而在这个以夜郎后裔自居的“蒙正”,还有一种奇特的习俗。这里的人每年都要举行一次祭祖活动,而祭祀的对象却只是山坡上一些残破的小石洞。这些小石洞有一个古怪的名字,叫做“活人坟”。当地人说,那里不是埋葬死人的,而是埋葬活人的。
说起活人坟,古老的夜郎国还有一个悲凉的故事。
传说古代夜郎国的先祖在一场战争中被打败后,官家便强迫青壮年迁徙到很远的地方。因老、弱、幼、残不能随行,便就地修造了一些可以容纳几个或几十个人的石洞活土坑,让这些老弱病残住进坟里。临别前,青壮年在坟中留了少量饭食,算是对这些将要被抛弃的人的最后一点安慰。吃完也就入土为安了。谁知吃完头顶上存放的少量食物后,有的活人禁不住饥饿,便扒开活人坟小小的通气孔爬了出来。蒙正村的村民们说,他们就是当年侥幸从“活人坟”里逃出的人繁衍的后代,他们也就这样被“遗留了下来”。

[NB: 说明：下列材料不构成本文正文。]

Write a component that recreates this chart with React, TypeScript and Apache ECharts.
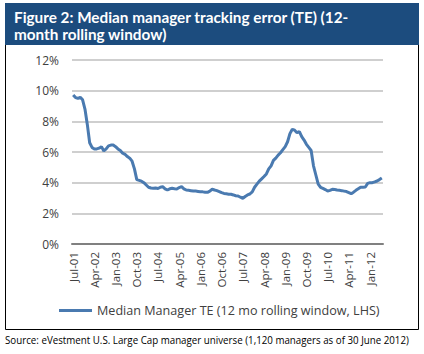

其实学者对活人坟的解释也正像传说中的一样。据《汉书·西南夷传》记载:公元前25年,夜郎国最后的一个王“兴”被牂柯太守诱杀后,他的儿子邪务组织二十二寨苗民继续抵抗,被打败后就逃到一片深山里躲避,夜郎国从此神秘消失。又经过250年的发展,这些夜郎国后裔使自己的部落又繁盛起来,逐渐发展壮大。并渐渐有了复国的想法。后来,夜郎后裔便起兵攻打蜀国,结果被蜀国俘虏了2000多人。蜀国为防止夜郎人再次造反,命夜郎王族迁往汉中。《三国志》里有这样的记载:诸葛亮的部将张嶷带兵平息牂柯郡后,兴的后世家族部落又起兵造反,张嶷领兵再次讨伐,俘虏了二千人,全部遣送汉中。
陕西汉中距离贵州镇宁县两千多里,道路崎岖,距离遥远。夜郎人中的老弱病残显然不可能在这样的迁徙中活下来。所以,族长让无法进行长途跋涉的人留了下来,决定让他们安息在蒙正,修建了活人坟。这就是活人坟的真正来源。
这段史料记载与蒙正苗村的那段被强迁的悲壮传说有着惊人的相似之处。这个解释,也正好能说明为什么夜郎王青铜印会在杨姓老人的家族中以秘密的方式流传到今天了。